Other analysts are also questioning afresh the oil companies' data. U.S. Wall Street energy group Herold last month compared the stated reserves of the world's leading oil companies with their quoted discoveries and production levels. Herold predicts that the seven largest will all begin seeing production declines within four years. Deutsche Bank analysts report that global oil production will peak in 2014.

According to Chris Skrebowski, editor of Petroleum Review, a monthly magazine published by the Energy Institute in London, conventional oil reserves are now declining about 4 to 6 percent a year worldwide. He says 18 large oil-producing countries, including Britain, and 32 smaller ones, have declining production; and he expects Denmark, Malaysia, Brunei, China, Mexico and India all to reach their peak in the next few years.

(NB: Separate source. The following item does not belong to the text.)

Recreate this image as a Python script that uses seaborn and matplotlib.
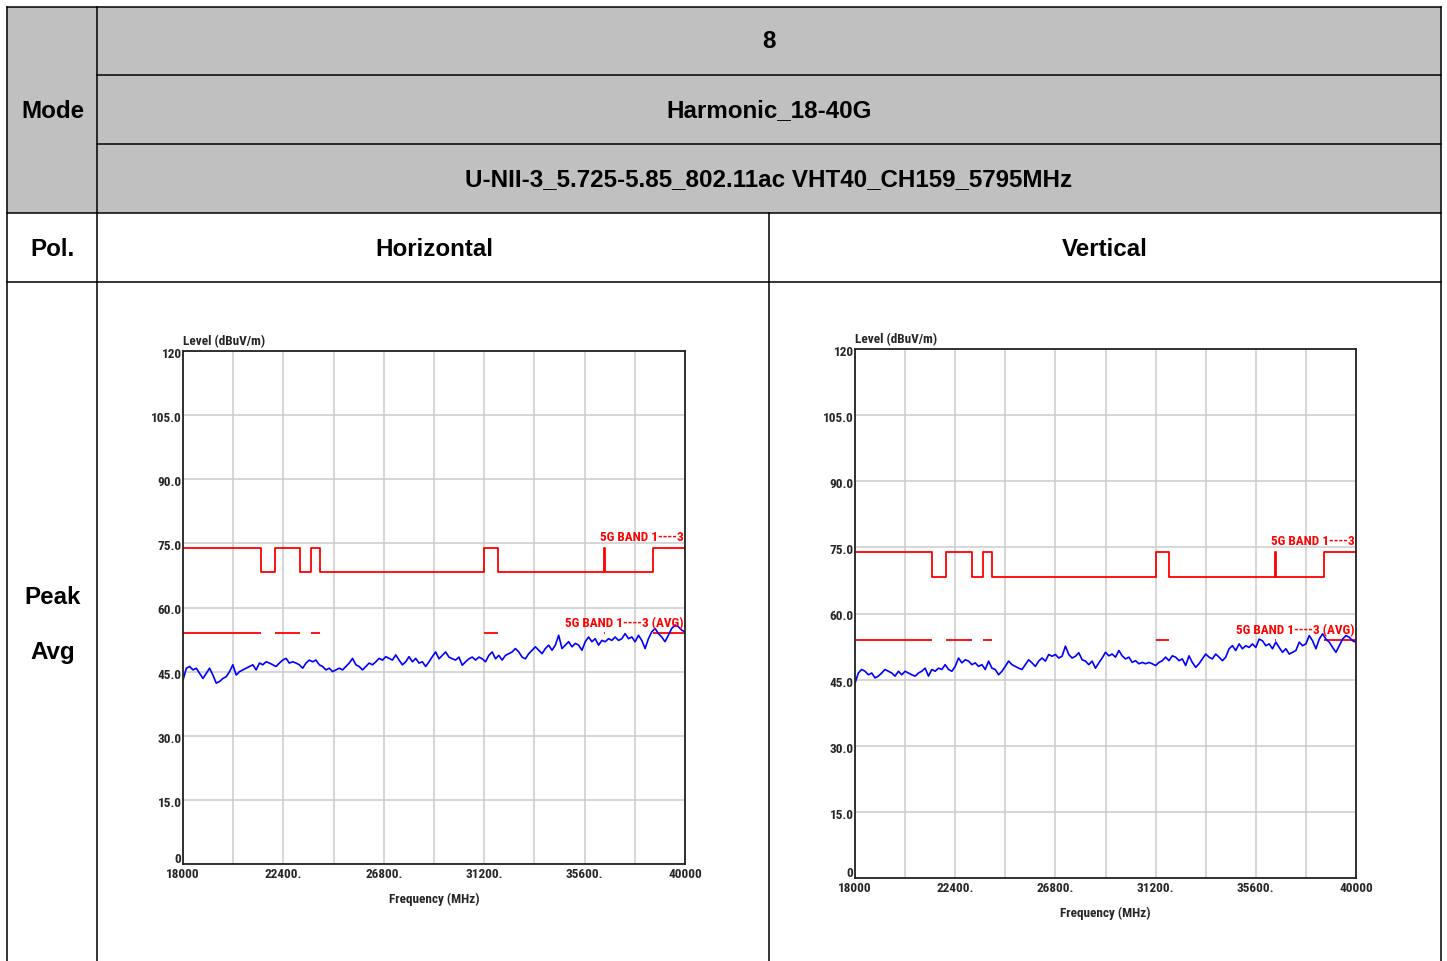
import numpy as np
import matplotlib
matplotlib.use("Agg")
import matplotlib.pyplot as plt
from matplotlib.patches import Rectangle
import matplotlib.transforms as mtransforms
import seaborn as sns

# ---- data ----
mode_rows = ["8", "Harmonic_18-40G", "U-NII-3_5.725-5.85_802.11ac VHT40_CH159_5795MHz"]
pol_names = ["Horizontal", "Vertical"]
detectors = ["Peak", "Avg"]

freq_start, freq_stop = 18000, 40000
x_ticks = [18000, 20200, 22400, 24600, 26800, 29000, 31200, 33400, 35600, 37800, 40000]
x_tick_labels = ["18000", "", "22400.", "", "26800.", "", "31200.", "", "35600.", "", "40000"]
y_ticks = [0, 15, 30, 45, 60, 75, 90, 105, 120]
y_tick_labels = ["0", "15.0", "30.0", "45.0", "60.0", "75.0", "90.0", "105.0", "120"]

restricted_bands = [(18000, 21400), (22010, 23120), (23600, 24000),
                    (31200, 31800), (36430, 36500), (38600, 40000)]
peak_limit_restricted = 74.0
peak_limit_other = 68.2
avg_limit = 54.0

level_horizontal = [
    43.0, 45.8, 46.2, 45.4, 45.8, 44.6, 43.4, 44.6, 45.8, 44.2, 42.3, 42.7, 43.4, 43.8, 45.0, 46.6,
    44.2, 45.0, 45.4, 45.8, 46.2, 46.6, 45.4, 47.0, 46.6, 47.3, 47.0, 46.6, 46.2, 47.0, 47.7, 48.1,
    47.0, 47.3, 47.0, 46.6, 45.8, 47.0, 47.7, 47.3, 47.7, 46.6, 46.2, 45.4, 45.8, 45.0, 45.4, 45.8,
    45.4, 46.2, 47.0, 48.1, 46.6, 46.2, 45.4, 46.2, 47.0, 46.6, 47.3, 48.1, 47.7, 48.5, 48.1, 47.7,
    48.9, 47.7, 46.6, 47.3, 48.5, 47.3, 48.1, 47.0, 47.3, 46.2, 47.3, 48.5,
    49.6, 48.0, 48.8, 49.6, 48.4, 48.0, 47.7, 48.4, 46.5, 47.3, 48.0, 48.4, 47.7, 48.4, 48.0, 47.3,
    48.8, 49.6, 48.0, 48.8, 47.7, 48.8, 49.2, 49.6, 50.4, 49.6, 48.4, 48.0, 49.2, 50.0, 50.8, 50.0,
    49.2, 50.4, 51.2, 50.0, 51.2, 53.5, 50.4, 51.2, 52.0, 50.8, 51.6, 51.2, 50.0, 52.0, 53.1, 52.0,
    52.7, 51.2, 52.3, 52.0, 52.7, 52.3, 53.1, 52.3, 52.7, 53.9, 52.7, 53.1, 52.0, 53.5, 52.3, 50.4,
    52.7, 54.3, 55.1, 53.9, 53.1, 52.0, 53.5, 55.1, 55.9, 55.5, 54.7, 54.3,
]

level_vertical = [
    44.2, 46.5, 47.3, 46.9, 46.1, 46.5, 45.4, 45.8, 46.5, 47.3, 46.9, 46.5, 45.8, 46.9, 46.1, 46.9,
    46.5, 46.1, 45.8, 46.5, 46.9, 47.6, 45.8, 47.3, 46.9, 47.6, 47.3, 48.4, 47.3, 46.9, 48.0, 49.9,
    48.8, 49.5, 49.2, 48.4, 48.8, 48.0, 48.4, 47.3, 49.2, 47.6, 47.3, 46.1, 46.9, 48.0, 49.2, 48.4,
    48.0, 47.6, 47.3, 48.4, 49.5, 48.8, 48.0, 49.2, 49.9, 49.2, 50.7, 50.3, 50.7, 49.9, 50.3, 52.6,
    50.7, 49.9, 50.3, 51.1, 49.5, 49.2, 48.4, 49.2, 47.6, 48.8, 49.9,
    51.2, 50.4, 50.8, 50.1, 51.6, 50.4, 49.7, 50.1, 48.9, 49.3, 48.6, 48.9, 48.6, 48.9, 48.6, 48.2,
    48.9, 49.3, 50.1, 49.3, 50.4, 50.1, 49.3, 49.7, 48.2, 50.4, 48.9, 47.8, 48.6, 49.7, 50.8, 50.1,
    49.7, 50.8, 50.1, 49.3, 50.1, 52.0, 52.7, 51.6, 53.1, 52.0, 52.7, 52.3, 53.1, 52.3, 54.2, 53.8,
    52.7, 53.1, 52.0, 53.5, 52.3, 51.2, 52.0, 50.8, 51.2, 51.6, 53.5, 52.7, 53.1, 55.0, 53.8, 52.0,
    54.2, 55.4, 54.2, 53.5, 52.3, 51.2, 52.7, 54.2, 55.0, 54.6, 53.8, 53.5,
]

W, H = 1447, 961
HEAD_FONT = ["Liberation Sans", "DejaVu Sans"]
CHART_FONT = ["Roboto Condensed", "DejaVu Sans"]
GRAY = "#C0C0C0"

sns.set_style("white")
plt.rcParams["font.family"] = HEAD_FONT

fig = plt.figure(figsize=(W / 100, H / 100), dpi=100)

# ---- table frame drawn in pixel coordinates ----
tab = fig.add_axes([0, 0, 1, 1], zorder=0)
tab.set_xlim(0, W)
tab.set_ylim(H, 0)
tab.axis("off")

tab.add_patch(Rectangle((7, 7), 1434, 206, facecolor=GRAY, edgecolor="none"))

rules = [
    ((7, 7), (7, 961)), ((1441, 1441), (7, 961)), ((97, 97), (7, 961)), ((769, 769), (213, 961)),
    ((7, 1441), (7, 7)), ((97, 1441), (75, 75)), ((97, 1441), (144, 144)),
    ((7, 1441), (213, 213)), ((7, 1441), (282, 282)),
]
for xs, ys in rules:
    tab.plot(xs, ys, color="black", lw=1.1, solid_capstyle="projecting")

head_kw = dict(ha="center", va="center", fontsize=17.4, fontweight="bold", color="black")
for txt, yc in zip(mode_rows, [42, 111, 180]):
    tab.text(769, yc, txt, **head_kw)
tab.text(53, 111, "Mode", **head_kw)
tab.text(53, 249, "Pol.", **head_kw)
tab.text(434, 249, pol_names[0], **head_kw)
tab.text(1105, 249, pol_names[1], **head_kw)
tab.text(53, 598, detectors[0], **head_kw)
tab.text(53, 652, detectors[1], **head_kw)


def limit_steps():
    xs, ys = [], []
    for lo, hi in restricted_bands:
        xs += [lo, hi]
        ys += [peak_limit_restricted, peak_limit_other]
    ys[-1] = peak_limit_restricted
    return xs, ys


def draw_panel(rect, levels):
    ax = fig.add_axes(rect, zorder=2)
    freqs = np.linspace(freq_start, freq_stop, len(levels))

    lx, ly = limit_steps()
    sns.lineplot(x=lx, y=ly, ax=ax, color="#FF0000", lw=1.3, drawstyle="steps-post",
                 estimator=None, sort=False, zorder=3)
    for lo, hi in restricted_bands:
        ax.hlines(avg_limit, lo, hi, color="#FF0000", lw=1.3, zorder=3)
    sns.lineplot(x=freqs, y=levels, ax=ax, color="#0000FF", lw=1.2,
                 estimator=None, sort=False, zorder=4)

    tick_kw = dict(family=CHART_FONT, fontsize=9.5, fontweight="bold")
    ax.set_xlim(freq_start, freq_stop)
    ax.set_ylim(0, 120)
    ax.set_xticks(x_ticks)
    ax.set_xticklabels(x_tick_labels, **tick_kw)
    ax.set_yticks(y_ticks)
    ax.set_yticklabels(y_tick_labels, **tick_kw)
    ax.tick_params(length=0)
    ax.tick_params(axis="x", pad=3)
    ax.tick_params(axis="y", pad=1)
    shift = mtransforms.ScaledTranslation(0, -2 / 100, fig.dpi_scale_trans)
    for lab in ax.get_yticklabels():
        lab.set_transform(lab.get_transform() + shift)
    ax.get_yticklabels()[0].set_va("bottom")
    ax.grid(True, color="#CCCCCC", lw=1.1)
    for s in ax.spines.values():
        s.set_color("#222222")
        s.set_linewidth(1.3)
        s.set_zorder(5)

    ax.set_xlabel("Frequency (MHz)", labelpad=8, **tick_kw)
    ax.set_ylabel("")
    ax.text(0.0, 1.006, "Level (dBuV/m)", transform=ax.transAxes, ha="left", va="bottom",
            **tick_kw)
    ax.text(39950, 74.8, "5G BAND 1----3", ha="right", va="bottom", color="#FF0000",
            zorder=6, **tick_kw)
    ax.text(39950, 54.6, "5G BAND 1----3 (AVG)", ha="right", va="bottom", color="#FF0000",
            zorder=6, **tick_kw)
    return ax


draw_panel([183 / W, 1 - 864 / H, 502 / W, 513 / H], level_horizontal)
draw_panel([855 / W, 1 - 878 / H, 501 / W, 529 / H], level_vertical)

fig.savefig("out.png", dpi=100)
plt.close(fig)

"We should be worried. Time is short and we are not even at the point where we admit we have a problem," Skrebowski says. "Governments are always excessively optimistic. The problem is that the peak, which I think is 2008, is tomorrow in planning terms." On the other hand, Equatorial Guinea, Sao Tome, Chad and Angola are all expected to grow strongly.

What everyone agrees with is that world oil demand is surging. The International Energy Agency, which collates national figures and predicts demand, says developing countries could push demand up 47 percent, to 121 million barrels a day, by 2030, and that oil companies and oil-producing nations must spend about $100 billion a year to develop new supplies to keep pace. According to the IEA, demand rose faster in 2004 than in any year since 1976. China's oil consumption, which accounted for a third of extra global demand last year, grew 17 percent and is expected to double over 15 years to more than 10 million barrels a day -- half the United States' present demand. India's consumption is expected to rise by nearly 30 percent in the next five years. If world demand continues to grow at 2 percent a year, then almost 160 million barrels a day will need to be extracted in 2035, twice as much as today.

That, say most geologists, is almost inconceivable. According to industry consultants IHS Energy, 90 percent of all known reserves are now in production, suggesting that few major discoveries remain to be made. Shell says its reserves fell last year because it only found enough oil to replace 15 to 25 percent of what the company produced. BP told the U.S. stock exchange that it replaced only 89 percent of its production in 2004.

Moreover, oil supply is increasingly limited to a few giant fields, with 10 percent of all production coming from just four fields and 80 percent from fields discovered before 1970. Even finding a field the size of Ghawar in Saudi Arabia, by far the world's largest and said to have another 125 billion barrels, would meet world demand only for about 10 years.

"All the major discoveries were in the 1960s, since when they have been declining gradually over time, give or take the occasional spike and trough," says Campbell. "The whole world has now been seismically searched and picked over. Geological knowledge has improved enormously in the past 30 years, and it is almost inconceivable now that major fields remain to be found." He accepts that there may be a big field or two left in Russia, and more in Africa, but these would have little bearing on world supplies. Unconventional deposits like tar sands and shale may only slow the production decline.

"The first half of the oil age now closes," says Campbell. "It lasted 150 years and saw the rapid expansion of industry, transport, trade, agriculture and financial capital, allowing the population to expand sixfold. The second half now dawns, and it will be marked by the decline of oil and all that depends on it, including financial capital."

So did the Swiss bankers comprehend the seriousness of the situation when he talked to them? "There is no company on the stock exchange that doesn't make a tacit assumption about the availability of energy," says Campbell. "It is almost impossible for bankers to accept it. It is so out of their mindset."